By Terrence E. Young Jr.
Terrence E. Young Jr. is a school library Media Specialist in New Orleans, Louisiana, an Adjunct Instructor of Library Science at the University of New Orleans, and editor of the NetWorth column in Knowledge Quest.
Specialized search tools
A lot of helpful information is locked away in databases that presently aren’t indexed by search engines. Several Web sites attempt to lead school library media specialists to the “invisible” content on the Web that’s often ignored by traditional search engines. Tap into this elusive section of the Web by using some of these special tools for accessing and searching:
Academic Info: Your Gateway to Quality Educational Resources http://www.academicinfo.net/
Academic Info is an educational gateway to online college-and research-level Internet resources. Its target audience is the college and university community, but the subject guides are useful to high school students.
Argus Clearinghouse http://www.clearinghouse.net/
The Argus Clearinghouse provides a central access point for value-added topical guides that identify, describe, and evaluate Internet-based information resources.
Complete Planet http://www.completeplanet.com/
This site offers access to 90,000 searchable databases and speciality search engines organized into more than 7,000 subject headings.
Direct Search http://gwis2.circ.gwu/edu/~gprice/direct.htm
Direct Search is a growing compilation of links to the search interfaces of resources that contain data not easily or entirely searchable/accessible from general search tools such as Alta Vista, Google, or Hotbot. It provides annotated links to more than 1,000 searchable, interactive databases.
Geniusfind is a directory of thousand of search engines, databases, and archives organized into convenient categories and subcategories. These resources are specific to a certain topic and will greatly reduce the time it takes you to find exactly what you’re looking for.
IncyWincy: The Invisible Web Search Engine http://incywincy.com/
This site constructs a database of more than 250,000 searches and functions in a directory of more than 2.7 million sites and 350,000 categories. A 45-day trial licence is available.

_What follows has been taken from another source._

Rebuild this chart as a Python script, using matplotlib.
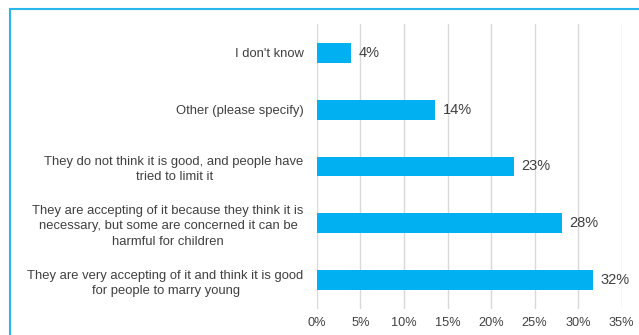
import matplotlib
matplotlib.use("Agg")
import matplotlib.pyplot as plt
from matplotlib.patches import Rectangle

categories = [
    "I don't know",
    "Other (please specify)",
    "They do not think it is good, and people have\ntried to limit it",
    "They are accepting of it because they think it is\nnecessary, but some are concerned it can be\nharmful for children",
    "They are very accepting of it and think it is good\nfor people to marry young",
]
values = [3.9, 13.6, 22.6, 28.1, 31.7]
xticks = [0, 5, 10, 15, 20, 25, 30, 35]

plt.rcParams["font.family"] = ["Liberation Sans", "DejaVu Sans"]
text_color = "#404040"
bar_color = "#00B0F0"

fig = plt.figure(figsize=(6.39, 3.35), dpi=100)
ax = fig.add_axes([0.496, 0.079, 0.477, 0.848])

y = list(range(len(categories)))
ax.barh(y, values, height=0.35, color=bar_color, zorder=3)
for yi, v in zip(y, values):
    ax.text(v + 0.9, yi, f"{v:.0f}%", va="center", ha="left",
            fontsize=10.5, color=text_color)

ax.set_xlim(0, 35)
ax.set_ylim(len(categories) - 0.5, -0.5)
ax.set_xticks(xticks)
ax.set_xticklabels([f"{t}%" for t in xticks], fontsize=9.2, color=text_color)
ax.set_yticks(y)
ax.set_yticklabels(categories, fontsize=9.4, color=text_color,
                   multialignment="center", linespacing=1.35)
ax.tick_params(axis="both", length=0)
ax.tick_params(axis="y", pad=9.5)
ax.tick_params(axis="x", pad=6)
ax.grid(axis="x", color="#d9d9d9", linewidth=1, zorder=0)
for s in ax.spines.values():
    s.set_visible(False)

# light blue frame around the chart area
fig.patches.append(Rectangle((10 / 639, -0.1), 1.2, 1 - 9 / 335 + 0.1,
                             transform=fig.transFigure, fill=False,
                             edgecolor="#29B6EA", linewidth=1.5))

fig.savefig("out.png", dpi=100)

This site searches thousands of categories of information and makes it available in a directory that users can navigate, as well as search, to find answers from the targeted databases. The hit list consists of relevant sites that might have hidden information of use to the searcher.
Librarians’ Index to the Internet (LII) http://www.lii.org/
LII is a searchable, annotated subject directory of more than 8,600 Internet resources selected and evaluated by librarians for their usefulness. LII is a reliable and efficient guide to Internet resources.
Pinakes: A Subject Launchpad http://www.hw.ac.uk/libWWW/im/pinakes/pinakes2.html
This site provides links to major subject gateways using a drop-down menu.
Search IQ http://www.zdnet.com/searchiq/
Billing itself as “the smartest tool for finding info on the Net,” Search IQ is a must-try site. The wealth of information is staggering and the search capabilities startling.